Pashupatinath Temple is the oldest Hindu temple in Kathmandu. The temple was first established in the 17th century. We got there about an hour after the sun had set and as we approached the temple you could immediatly smell the odor from the cremations that take place along the Bagmati riverbank. I was told that they have about 20-40 cremations per day there, and when we arrived, I counted 4 taking place.
I checked it out for a bit, and then moved on to find some Sadhus’ to photograph. We met a couple of them outside the temple grounds, but I was told that they were mostly after money and not the so-called “real” Sadhu’s. I photographed one of these guys for about 15 minutes, and towards the end there was quite a crowd gathering around to see what all the comotion was about. This guy had some of the longest hair that I had ever seen, and towards the end, he insisted on getting naked. He mentioned that if we came back the next day, he would hang 10 kilos of weight from his penis… Anyhow, I snapped one more shot with him and Bob, per Bob’s request, and then we continued to work our way inside the temple where the “real” Sadhu’s lived.

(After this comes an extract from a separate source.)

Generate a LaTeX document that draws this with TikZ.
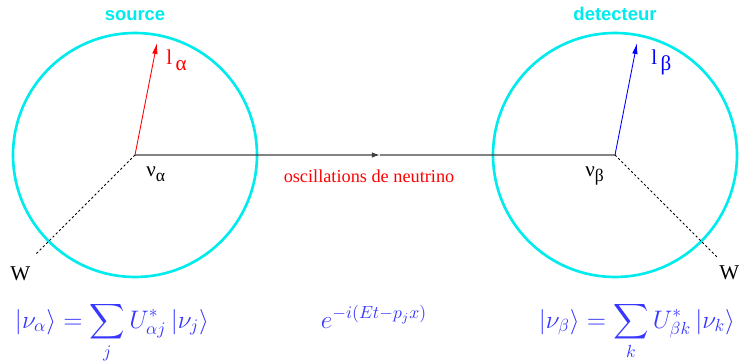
\documentclass[tikz,border=0pt]{standalone}
\usepackage{fontspec}
\usepackage{amsmath, amssymb}
\usetikzlibrary{arrows.meta,calc,positioning}
\newfontfamily\timesfont{Liberation Serif}
\newfontfamily\helvfont{Liberation Sans}
\definecolor{regionCyan}{RGB}{0,235,235}
\definecolor{formulaBlue}{RGB}{55,55,255}

\begin{document}
\begin{tikzpicture}[
  x=0.02cm, y=-0.02cm,
  >=Latex,
  region/.style={circle, draw=regionCyan, line width=1.5pt, minimum size=4.88cm, inner sep=0pt},
  regionTitle/.style={font=\helvfont\bfseries\fontsize{10.5}{12}\selectfont, text=regionCyan, anchor=base, inner sep=0pt},
  particle/.style={font=\timesfont\fontsize{12}{14}\selectfont, anchor=base west, inner sep=0pt},
  formula/.style={font=\fontsize{14}{16}\selectfont, text=formulaBlue, anchor=base, inner sep=0pt},
  lepton/.style={-{Latex[length=2.2mm, width=1.1mm]}, line width=0.5pt},
  flight/.style={line width=0.6pt, draw=black!75},
  wline/.style={line width=0.5pt, dash pattern=on 1.3pt off 1.3pt}
]
\useasboundingbox (0,0) rectangle (740,361);

\node[region] (source) at (135,155) {};
\node[region] (detector) at (615,155) {};

\node[regionTitle] at ([yshift=0.22cm]source.north) {source};
\node[regionTitle] at ([yshift=0.22cm]detector.north) {detecteur};

% neutrino flight
\coordinate (mid) at ($(source.center)!0.51!(detector.center)$);
\draw[flight, -{Latex[length=1.6mm, width=1.1mm]}] (source.center) -- (mid);
\draw[flight] (mid) -- (detector.center);
\node[font=\timesfont\fontsize{10.4}{12}\selectfont, text=red, anchor=base, inner sep=0pt] (osc) at (369,183) {oscillations de neutrino};

% charged leptons
\coordinate (lalphaTip) at (157,43);
\coordinate (lbetaTip) at (637,43);
\draw[lepton, red] (source.center) -- (lalphaTip);
\draw[lepton, blue] (detector.center) -- (lbetaTip);
\node[particle, text=red] (lalpha) at (166,65) {l\,\raisebox{-0.6ex}{α}};
\node[particle, text=blue] (lbeta) at (651,65) {l\,\raisebox{-0.6ex}{β}};

% W lines
\node[particle] (wsrc) at (10,280) {W};
\node[particle] (wdet) at (719,279) {W};
\coordinate (wsrcEnd) at (35,255);
\coordinate (wdetEnd) at (717,257);
\draw[wline] (source.center) -- (wsrcEnd);
\draw[wline] (detector.center) -- (wdetEnd);

\node[particle] (nualpha) at (146,177) {ν\raisebox{-0.5ex}{\fontsize{10}{12}\selectfont α}};
\node[particle] (nubeta) at (585,177) {ν\raisebox{-0.5ex}{\fontsize{10}{12}\selectfont β}};

% mixing
\node[formula] (mixalpha) at (112,328) {$\displaystyle |\nu_\alpha\rangle = \sum_j U^*_{\alpha j}\,|\nu_j\rangle$};
\node[formula] (phase) at (374,328) {$e^{-i(Et-p_jx)}$};
\node[formula] (mixbeta) at (637,328) {$\displaystyle |\nu_\beta\rangle = \sum_k U^*_{\beta k}\,|\nu_k\rangle$};
\end{tikzpicture}
\end{document}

These Sadhu’s inside the temple are well respected by the Nepali government, and are even given Ganja for their religious purposes. Many of them travel from India, and stay on the premises for a few months at a time. They were very kind and allowed me to photograph them with no problems at all. It was late in the evening for them and a few of the elders were going to bed, but still made a few minutes for me to get some photos.
On the far end of the temple, we came across 2 of the younger Sadhu’s that were very happy, and busy smoking Ganja. One of them was a “Yoga Master”, and they were more than willing to pose for some photographs. They even re-filled their Chillum pipe and proceeded to smoke so that I could make some photos of them smoking…
After making a few photos of the young Sadhu’s, we were off for another crazy ride on the scoot back to Thamel for some beers and food again. In the morning, I would leave on a short but VERY crazy flight to Lukla, and start my journey into the mountains of western Nepal.